What real estate agents are telling buyers

Agents in the main centres were pleased to hear of the positive buyer sentiment shown in the survey from 936 engaged Trade Me Property buyers. They supported the findings with reports of strong open home interest on quality homes at the moment.

Ray White agent, Lawrence von Sturmer reported very strong interest in a beautifully presented family home in Pt Chevalier’s Moa Road. The attractive home has been priced by negotiation which opens it up to all markets, said the agent.

“We had 30 groups through in half an hour on Sunday,” said Lawrence. And two of them have already said they’re wanting to make offers.

For those trading up, or upsizing, the gap between what they were getting for the sale of their house and what they would pay for their next house was reducing, claimed Lawrence.

“If you’re upsizing, the gap between going from one home to the next bigger one, is much easier than it was a year ago. You’re getting much more for your money if you’re upsizing,” he explained.

If you’re going to own the house for more than two years, it doesn’t matter if the home’s value continues to decline after you’ve bought, added Auckland agent, Emma Duncan of Anne Duncan real estate agent.

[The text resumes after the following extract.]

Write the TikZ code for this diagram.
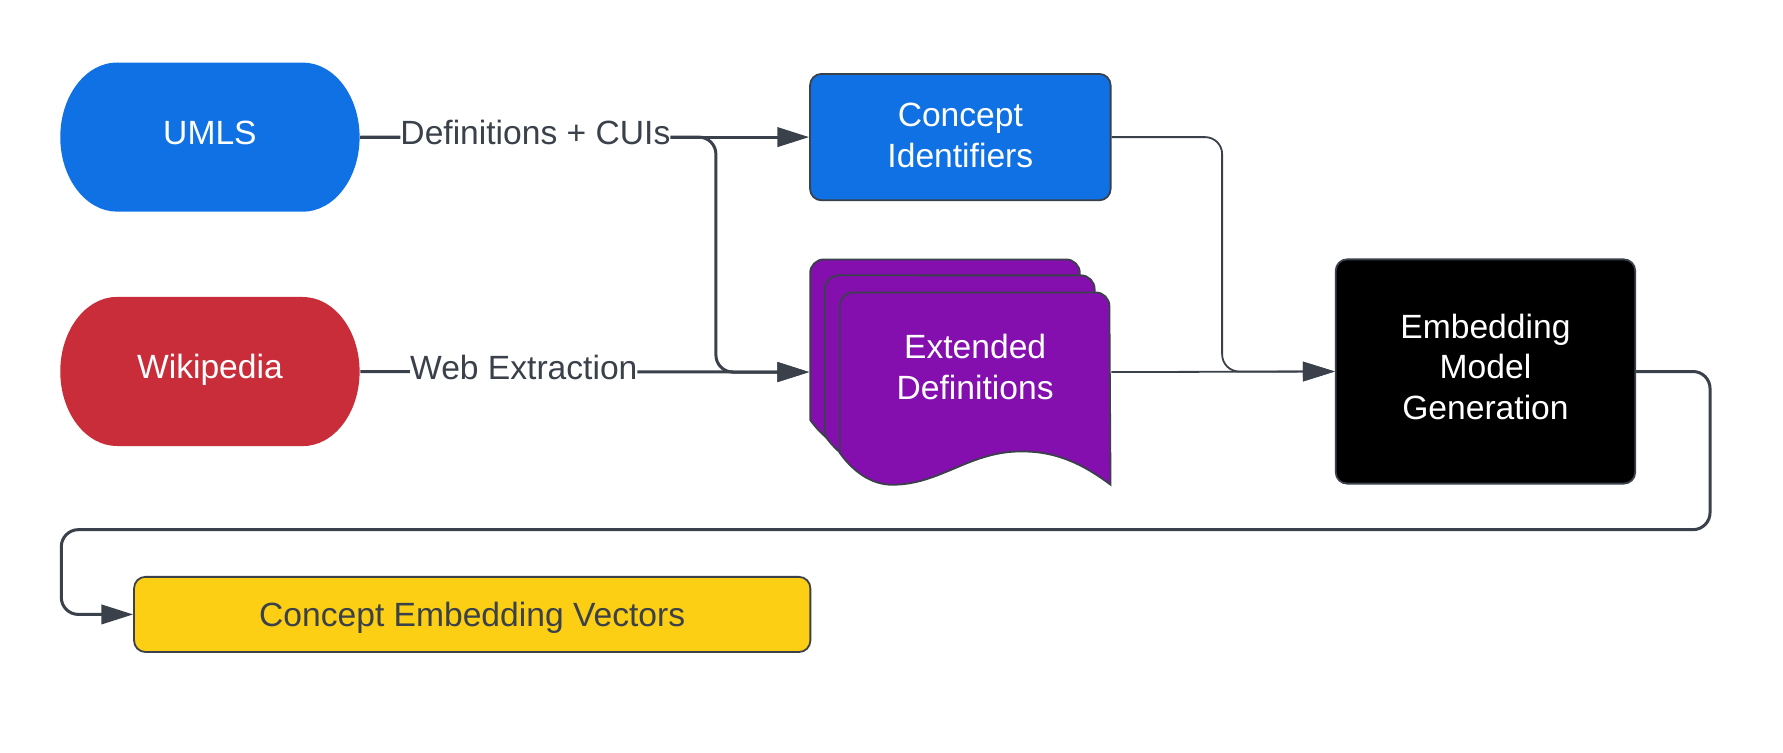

In her market of Mt Albert and the surrounds, buyer activity has picked up in the last month with lots of activity and some homes getting multiple offers, said Emma. One house going to auction sold prior to the auction date. It’s a very active market but prices are down, she said.

To buyers she said: “If you’re in a cashed up position, and ready to buy, you’re in a great place to pick something up.”

Christchurch agent and business owner Tall Poppy’s Debi Pratt said to buyers afraid they’re buying in a falling market, over time property will always increase.

She said: “You buy based on what you can afford at the time. Don’t look at the value dropped and enjoy your house. It’s only relevant if you have to sell the house soon after buying.”

More properties coming to the market to entice buyers

The so-called spring rush may be a bit late coming to the party in some parts of the country but buyers should prepare for some tempting properties in the coming months.

Spring is late this year but it will arrive, says Lowe & Co Managing director, Craig Lowe. “November and March are the two busiest months of the year and I don’t expect that to change,” he said.

Craig said he’s seen a flight to quality by buyers. “People are aware of how expensive it is to get work done so if they can buy things that have improvements done in yesterday’s dollars, then that’s very attractive,” said the agent.

At the same time, in the blue chip suburb of Kelburn in Wellington, the sale of a large ex-rental needing work went like clockwork because the agent-owner priced it right, he said.

Tommy’s Real Estate agent, Alice O’Styke is promising more listings to come in the Wellington market.

The capital’s market is down on listings, but homes will be coming onto the market right up to Christmas. We’ll see listings continuing in the first and second week of December, said Alice.

“Buyer activity has really picked up,” she added.